** start of Given data **

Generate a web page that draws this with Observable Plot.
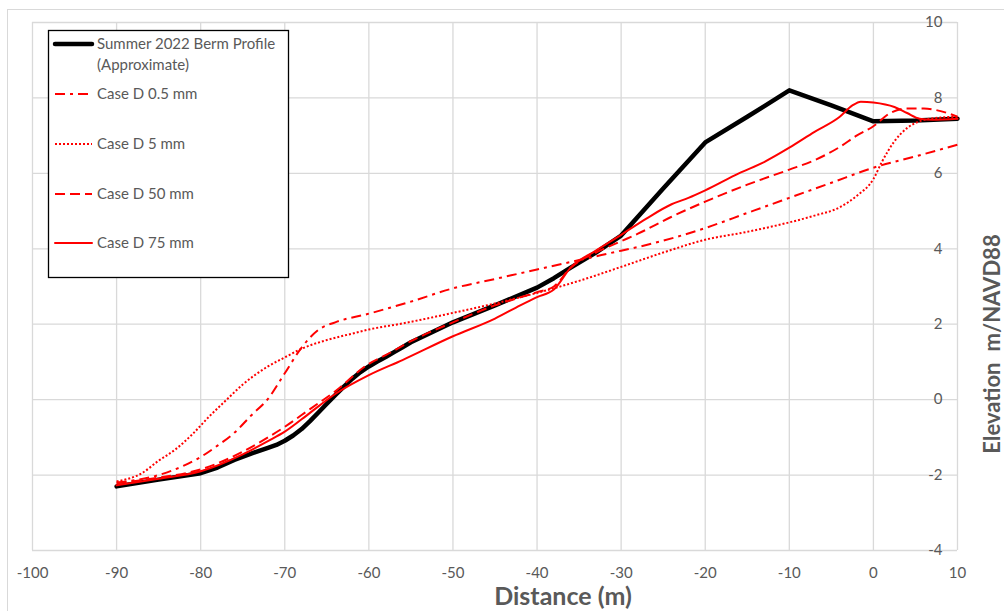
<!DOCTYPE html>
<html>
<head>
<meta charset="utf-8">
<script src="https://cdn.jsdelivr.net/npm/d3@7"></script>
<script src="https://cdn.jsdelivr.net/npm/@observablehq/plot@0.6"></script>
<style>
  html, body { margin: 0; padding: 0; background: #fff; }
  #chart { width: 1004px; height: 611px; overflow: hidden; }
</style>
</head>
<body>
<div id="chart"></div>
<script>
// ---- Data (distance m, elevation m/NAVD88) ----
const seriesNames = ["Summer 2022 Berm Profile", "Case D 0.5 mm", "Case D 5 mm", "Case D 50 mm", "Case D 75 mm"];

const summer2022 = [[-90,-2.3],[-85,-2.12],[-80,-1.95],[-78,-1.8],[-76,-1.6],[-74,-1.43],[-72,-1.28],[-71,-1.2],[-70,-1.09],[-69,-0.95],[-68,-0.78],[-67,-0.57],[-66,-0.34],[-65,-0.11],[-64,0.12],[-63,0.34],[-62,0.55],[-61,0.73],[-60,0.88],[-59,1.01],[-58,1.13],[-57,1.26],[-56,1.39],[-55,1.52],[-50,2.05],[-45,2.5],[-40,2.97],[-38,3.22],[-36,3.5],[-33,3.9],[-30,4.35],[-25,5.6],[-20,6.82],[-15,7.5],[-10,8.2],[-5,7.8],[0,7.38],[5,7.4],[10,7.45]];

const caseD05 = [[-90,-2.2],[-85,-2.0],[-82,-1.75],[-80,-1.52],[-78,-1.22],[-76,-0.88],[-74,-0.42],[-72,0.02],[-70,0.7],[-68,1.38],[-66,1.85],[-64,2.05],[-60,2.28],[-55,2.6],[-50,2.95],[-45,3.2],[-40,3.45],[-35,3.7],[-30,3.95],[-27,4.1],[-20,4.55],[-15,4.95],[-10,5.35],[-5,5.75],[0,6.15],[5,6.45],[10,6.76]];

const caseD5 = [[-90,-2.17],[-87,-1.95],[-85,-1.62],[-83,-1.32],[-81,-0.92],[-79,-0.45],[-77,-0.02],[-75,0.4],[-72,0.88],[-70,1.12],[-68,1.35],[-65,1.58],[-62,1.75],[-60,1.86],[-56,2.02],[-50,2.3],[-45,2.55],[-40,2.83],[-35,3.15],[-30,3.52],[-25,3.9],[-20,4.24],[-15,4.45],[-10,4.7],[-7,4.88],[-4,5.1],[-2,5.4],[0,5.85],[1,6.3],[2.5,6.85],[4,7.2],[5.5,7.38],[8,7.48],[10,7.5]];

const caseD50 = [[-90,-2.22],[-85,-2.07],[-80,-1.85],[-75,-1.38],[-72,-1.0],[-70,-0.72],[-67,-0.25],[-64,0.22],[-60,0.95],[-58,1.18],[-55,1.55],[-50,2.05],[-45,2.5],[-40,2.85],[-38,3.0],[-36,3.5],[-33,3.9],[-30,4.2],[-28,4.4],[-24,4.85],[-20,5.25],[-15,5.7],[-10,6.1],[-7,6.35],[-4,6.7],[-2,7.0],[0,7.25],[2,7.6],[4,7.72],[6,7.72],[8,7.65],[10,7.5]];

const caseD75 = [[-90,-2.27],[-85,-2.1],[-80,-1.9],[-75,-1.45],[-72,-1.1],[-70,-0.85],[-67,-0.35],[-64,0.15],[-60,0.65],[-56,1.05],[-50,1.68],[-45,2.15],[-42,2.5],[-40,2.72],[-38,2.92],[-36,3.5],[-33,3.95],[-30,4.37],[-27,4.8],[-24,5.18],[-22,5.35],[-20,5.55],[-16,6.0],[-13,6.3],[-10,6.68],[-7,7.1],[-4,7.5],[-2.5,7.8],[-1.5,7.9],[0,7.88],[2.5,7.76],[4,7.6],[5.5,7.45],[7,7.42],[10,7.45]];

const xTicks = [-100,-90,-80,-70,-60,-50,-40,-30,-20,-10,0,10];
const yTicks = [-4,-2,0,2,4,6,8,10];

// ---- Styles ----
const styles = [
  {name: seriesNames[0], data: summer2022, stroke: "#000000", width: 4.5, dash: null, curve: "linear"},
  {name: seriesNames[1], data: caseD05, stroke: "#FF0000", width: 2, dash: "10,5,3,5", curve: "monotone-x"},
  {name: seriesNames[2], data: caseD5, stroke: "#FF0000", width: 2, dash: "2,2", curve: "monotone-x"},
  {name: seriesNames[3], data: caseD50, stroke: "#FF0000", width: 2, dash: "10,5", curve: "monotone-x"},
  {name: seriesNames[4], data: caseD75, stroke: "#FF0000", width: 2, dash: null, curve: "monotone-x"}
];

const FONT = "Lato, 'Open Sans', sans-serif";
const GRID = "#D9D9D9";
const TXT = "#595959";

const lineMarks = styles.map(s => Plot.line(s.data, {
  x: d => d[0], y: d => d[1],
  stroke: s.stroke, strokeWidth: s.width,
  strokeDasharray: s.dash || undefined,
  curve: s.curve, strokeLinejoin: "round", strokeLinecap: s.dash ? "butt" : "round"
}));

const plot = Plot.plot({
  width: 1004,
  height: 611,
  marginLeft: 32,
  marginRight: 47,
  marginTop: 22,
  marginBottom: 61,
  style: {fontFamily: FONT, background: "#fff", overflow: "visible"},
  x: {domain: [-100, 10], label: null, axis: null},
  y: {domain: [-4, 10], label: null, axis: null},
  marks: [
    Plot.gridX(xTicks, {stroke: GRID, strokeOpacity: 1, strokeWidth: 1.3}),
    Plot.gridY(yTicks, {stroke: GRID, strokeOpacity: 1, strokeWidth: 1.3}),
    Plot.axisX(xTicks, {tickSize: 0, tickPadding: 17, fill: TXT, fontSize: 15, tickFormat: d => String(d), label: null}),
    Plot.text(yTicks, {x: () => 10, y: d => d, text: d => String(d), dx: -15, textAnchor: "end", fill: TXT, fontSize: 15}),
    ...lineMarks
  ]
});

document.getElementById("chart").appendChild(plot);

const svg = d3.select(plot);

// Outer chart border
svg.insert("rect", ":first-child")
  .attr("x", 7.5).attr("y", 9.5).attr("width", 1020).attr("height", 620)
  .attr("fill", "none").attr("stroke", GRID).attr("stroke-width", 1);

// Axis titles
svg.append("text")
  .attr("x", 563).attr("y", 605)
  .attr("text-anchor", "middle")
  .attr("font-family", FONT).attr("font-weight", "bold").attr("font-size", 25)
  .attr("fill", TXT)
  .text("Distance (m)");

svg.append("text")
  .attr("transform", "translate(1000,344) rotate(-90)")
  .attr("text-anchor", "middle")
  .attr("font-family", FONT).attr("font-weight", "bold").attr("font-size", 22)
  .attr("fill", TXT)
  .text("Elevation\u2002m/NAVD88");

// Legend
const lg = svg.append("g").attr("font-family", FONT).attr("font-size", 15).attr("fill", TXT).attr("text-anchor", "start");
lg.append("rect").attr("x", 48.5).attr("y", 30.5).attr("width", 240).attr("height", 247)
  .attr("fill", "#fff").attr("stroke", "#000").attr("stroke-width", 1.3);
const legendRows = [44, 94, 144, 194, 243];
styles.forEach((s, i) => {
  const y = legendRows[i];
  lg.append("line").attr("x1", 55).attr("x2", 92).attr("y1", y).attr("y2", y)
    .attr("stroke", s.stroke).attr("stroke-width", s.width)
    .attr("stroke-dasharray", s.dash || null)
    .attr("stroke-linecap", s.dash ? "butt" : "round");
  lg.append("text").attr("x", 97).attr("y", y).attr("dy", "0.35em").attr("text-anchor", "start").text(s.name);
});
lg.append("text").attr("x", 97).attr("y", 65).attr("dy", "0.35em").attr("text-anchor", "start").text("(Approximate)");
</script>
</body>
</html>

** end of Given data **

- Written task:
Transcribe the full listing character for character. Pictures are excluded.

- Right answer:
Generate a web page that draws this with Observable Plot.
<!DOCTYPE html>
<html>
<head>
<meta charset="utf-8">
<script src="https://cdn.jsdelivr.net/npm/d3@7"></script>
<script src="https://cdn.jsdelivr.net/npm/@observablehq/plot@0.6"></script>
<style>
  html, body { margin: 0; padding: 0; background: #fff; }
  #chart { width: 1004px; height: 611px; overflow: hidden; }
</style>
</head>
<body>
<div id="chart"></div>
<script>
// ---- Data (distance m, elevation m/NAVD88) ----
const seriesNames = ["Summer 2022 Berm Profile", "Case D 0.5 mm", "Case D 5 mm", "Case D 50 mm", "Case D 75 mm"];

const summer2022 = [[-90,-2.3],[-85,-2.12],[-80,-1.95],[-78,-1.8],[-76,-1.6],[-74,-1.43],[-72,-1.28],[-71,-1.2],[-70,-1.09],[-69,-0.95],[-68,-0.78],[-67,-0.57],[-66,-0.34],[-65,-0.11],[-64,0.12],[-63,0.34],[-62,0.55],[-61,0.73],[-60,0.88],[-59,1.01],[-58,1.13],[-57,1.26],[-56,1.39],[-55,1.52],[-50,2.05],[-45,2.5],[-40,2.97],[-38,3.22],[-36,3.5],[-33,3.9],[-30,4.35],[-25,5.6],[-20,6.82],[-15,7.5],[-10,8.2],[-5,7.8],[0,7.38],[5,7.4],[10,7.45]];

const caseD05 = [[-90,-2.2],[-85,-2.0],[-82,-1.75],[-80,-1.52],[-78,-1.22],[-76,-0.88],[-74,-0.42],[-72,0.02],[-70,0.7],[-68,1.38],[-66,1.85],[-64,2.05],[-60,2.28],[-55,2.6],[-50,2.95],[-45,3.2],[-40,3.45],[-35,3.7],[-30,3.95],[-27,4.1],[-20,4.55],[-15,4.95],[-10,5.35],[-5,5.75],[0,6.15],[5,6.45],[10,6.76]];

const caseD5 = [[-90,-2.17],[-87,-1.95],[-85,-1.62],[-83,-1.32],[-81,-0.92],[-79,-0.45],[-77,-0.02],[-75,0.4],[-72,0.88],[-70,1.12],[-68,1.35],[-65,1.58],[-62,1.75],[-60,1.86],[-56,2.02],[-50,2.3],[-45,2.55],[-40,2.83],[-35,3.15],[-30,3.52],[-25,3.9],[-20,4.24],[-15,4.45],[-10,4.7],[-7,4.88],[-4,5.1],[-2,5.4],[0,5.85],[1,6.3],[2.5,6.85],[4,7.2],[5.5,7.38],[8,7.48],[10,7.5]];

const caseD50 = [[-90,-2.22],[-85,-2.07],[-80,-1.85],[-75,-1.38],[-72,-1.0],[-70,-0.72],[-67,-0.25],[-64,0.22],[-60,0.95],[-58,1.18],[-55,1.55],[-50,2.05],[-45,2.5],[-40,2.85],[-38,3.0],[-36,3.5],[-33,3.9],[-30,4.2],[-28,4.4],[-24,4.85],[-20,5.25],[-15,5.7],[-10,6.1],[-7,6.35],[-4,6.7],[-2,7.0],[0,7.25],[2,7.6],[4,7.72],[6,7.72],[8,7.65],[10,7.5]];

const caseD75 = [[-90,-2.27],[-85,-2.1],[-80,-1.9],[-75,-1.45],[-72,-1.1],[-70,-0.85],[-67,-0.35],[-64,0.15],[-60,0.65],[-56,1.05],[-50,1.68],[-45,2.15],[-42,2.5],[-40,2.72],[-38,2.92],[-36,3.5],[-33,3.95],[-30,4.37],[-27,4.8],[-24,5.18],[-22,5.35],[-20,5.55],[-16,6.0],[-13,6.3],[-10,6.68],[-7,7.1],[-4,7.5],[-2.5,7.8],[-1.5,7.9],[0,7.88],[2.5,7.76],[4,7.6],[5.5,7.45],[7,7.42],[10,7.45]];

const xTicks = [-100,-90,-80,-70,-60,-50,-40,-30,-20,-10,0,10];
const yTicks = [-4,-2,0,2,4,6,8,10];

// ---- Styles ----
const styles = [
  {name: seriesNames[0], data: summer2022, stroke: "#000000", width: 4.5, dash: null, curve: "linear"},
  {name: seriesNames[1], data: caseD05, stroke: "#FF0000", width: 2, dash: "10,5,3,5", curve: "monotone-x"},
  {name: seriesNames[2], data: caseD5, stroke: "#FF0000", width: 2, dash: "2,2", curve: "monotone-x"},
  {name: seriesNames[3], data: caseD50, stroke: "#FF0000", width: 2, dash: "10,5", curve: "monotone-x"},
  {name: seriesNames[4], data: caseD75, stroke: "#FF0000", width: 2, dash: null, curve: "monotone-x"}
];

const FONT = "Lato, 'Open Sans', sans-serif";
const GRID = "#D9D9D9";
const TXT = "#595959";

const lineMarks = styles.map(s => Plot.line(s.data, {
  x: d => d[0], y: d => d[1],
  stroke: s.stroke, strokeWidth: s.width,
  strokeDasharray: s.dash || undefined,
  curve: s.curve, strokeLinejoin: "round", strokeLinecap: s.dash ? "butt" : "round"
}));

const plot = Plot.plot({
  width: 1004,
  height: 611,
  marginLeft: 32,
  marginRight: 47,
  marginTop: 22,
  marginBottom: 61,
  style: {fontFamily: FONT, background: "#fff", overflow: "visible"},
  x: {domain: [-100, 10], label: null, axis: null},
  y: {domain: [-4, 10], label: null, axis: null},
  marks: [
    Plot.gridX(xTicks, {stroke: GRID, strokeOpacity: 1, strokeWidth: 1.3}),
    Plot.gridY(yTicks, {stroke: GRID, strokeOpacity: 1, strokeWidth: 1.3}),
    Plot.axisX(xTicks, {tickSize: 0, tickPadding: 17, fill: TXT, fontSize: 15, tickFormat: d => String(d), label: null}),
    Plot.text(yTicks, {x: () => 10, y: d => d, text: d => String(d), dx: -15, textAnchor: "end", fill: TXT, fontSize: 15}),
    ...lineMarks
  ]
});

document.getElementById("chart").appendChild(plot);

const svg = d3.select(plot);

// Outer chart border
svg.insert("rect", ":first-child")
  .attr("x", 7.5).attr("y", 9.5).attr("width", 1020).attr("height", 620)
  .attr("fill", "none").attr("stroke", GRID).attr("stroke-width", 1);

// Axis titles
svg.append("text")
  .attr("x", 563).attr("y", 605)
  .attr("text-anchor", "middle")
  .attr("font-family", FONT).attr("font-weight", "bold").attr("font-size", 25)
  .attr("fill", TXT)
  .text("Distance (m)");

svg.append("text")
  .attr("transform", "translate(1000,344) rotate(-90)")
  .attr("text-anchor", "middle")
  .attr("font-family", FONT).attr("font-weight", "bold").attr("font-size", 22)
  .attr("fill", TXT)
  .text("Elevation\u2002m/NAVD88");

// Legend
const lg = svg.append("g").attr("font-family", FONT).attr("font-size", 15).attr("fill", TXT).attr("text-anchor", "start");
lg.append("rect").attr("x", 48.5).attr("y", 30.5).attr("width", 240).attr("height", 247)
  .attr("fill", "#fff").attr("stroke", "#000").attr("stroke-width", 1.3);
const legendRows = [44, 94, 144, 194, 243];
styles.forEach((s, i) => {
  const y = legendRows[i];
  lg.append("line").attr("x1", 55).attr("x2", 92).attr("y1", y).attr("y2", y)
    .attr("stroke", s.stroke).attr("stroke-width", s.width)
    .attr("stroke-dasharray", s.dash || null)
    .attr("stroke-linecap", s.dash ? "butt" : "round");
  lg.append("text").attr("x", 97).attr("y", y).attr("dy", "0.35em").attr("text-anchor", "start").text(s.name);
});
lg.append("text").attr("x", 97).attr("y", 65).attr("dy", "0.35em").attr("text-anchor", "start").text("(Approximate)");
</script>
</body>
</html>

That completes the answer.